Wednesday, May 25, 2011

My two Whys

I've been asked what my "why" is many times in this business. At first I thought my why, of course, was to help people and to make money doing it. Well, that's a, OK reason. I've always been conscious of other people, I always have taken people at face value and it's hard for me to keep secrets about myself when I connect with a person, but I've always connected better with animals. Daizey is my oldest dog, she is well into her teens and she has been the shoulder I could cry on since I was 7. Anything I felt too embarassed to tell another person, Daizey wouldn't chastise me for whatever happened. So my thinking about my "why" turned into wanting to help the animal community, children and breast cancer survivors have so many fighting for them- animals just have crazy PETA nuts. My heart goes to the senior and handicapped ones (I own one of each lol), the ones that are 15 yrs old in a shelter because their families couldn't take care of them anymore...or just didn't care. The ones wagging thier whole body because their legs don't work- and I used to have to euthanize them.

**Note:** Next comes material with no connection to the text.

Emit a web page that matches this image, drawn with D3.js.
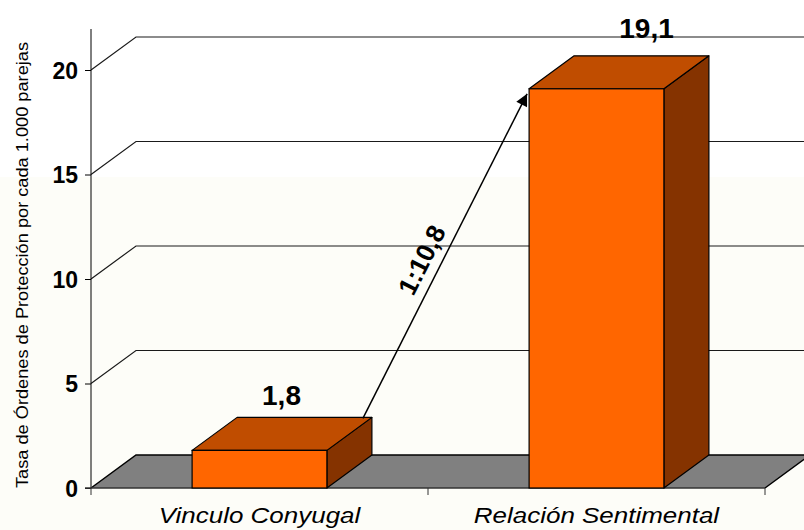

1-That was the most heartbreaking and rewarding volunteer work I have ever done. I was in the euthanasia room taking the place of the poor person that had to do that everyday. We worked 8am-4pm, taking a break every 2 hrs to wipe the tears and breath. When we started again it was to go to another cage of puppies/ kittens, old/ young, not cute enough to be adopted in the allotted time, pregnant, heartworm positive...and to take them up to the exam table slide a needle into their vein and end their life while they were still trying to kiss me.The solace I got was that even though we were ending their lives, atleast I could show them love before the end not knowing if they ever recieved any before that point. Atleast I could pet them and hold them til they fell asleep and fell down onto the table.
I want to help them, I want to alteast be able to provide a sanctuary or hospice home to the old or handicapped ones so the younger ones can be placed from the shelter.
My second "why"
I want a home of my own, I want babies. Since being diagnosed that second dream, out of conscienceness, Ive decided to take away. I don't want a child being born with this because of my selfishness. I've seen a few studies saying it can be transmitted in utero but it really hit home when a friend I've made in the support group tested her kids and 3/5 are positive. Knowing and being ignorant are 2 completely different things, now that I know I have made my own choices. I have put away some money each week into my "adoption account". As I progress in this company, I am so excited to know that, that account is going to grow so much faster than I originally intended- I'm going to be able to buy my own home much quicker which means I can start adoption proceedings that much sooner. I am SO ready for that chapter of my life to begin, I want to do it the right way and provide a loving home (with a lot of disabled pets : ) to some great kid.
I realized in order to help others, I have to help myself first.
I am so thankful to be given this opportunity, I am so excited to share it with those that will listen and for those that don't- Your "why" must not be big enough.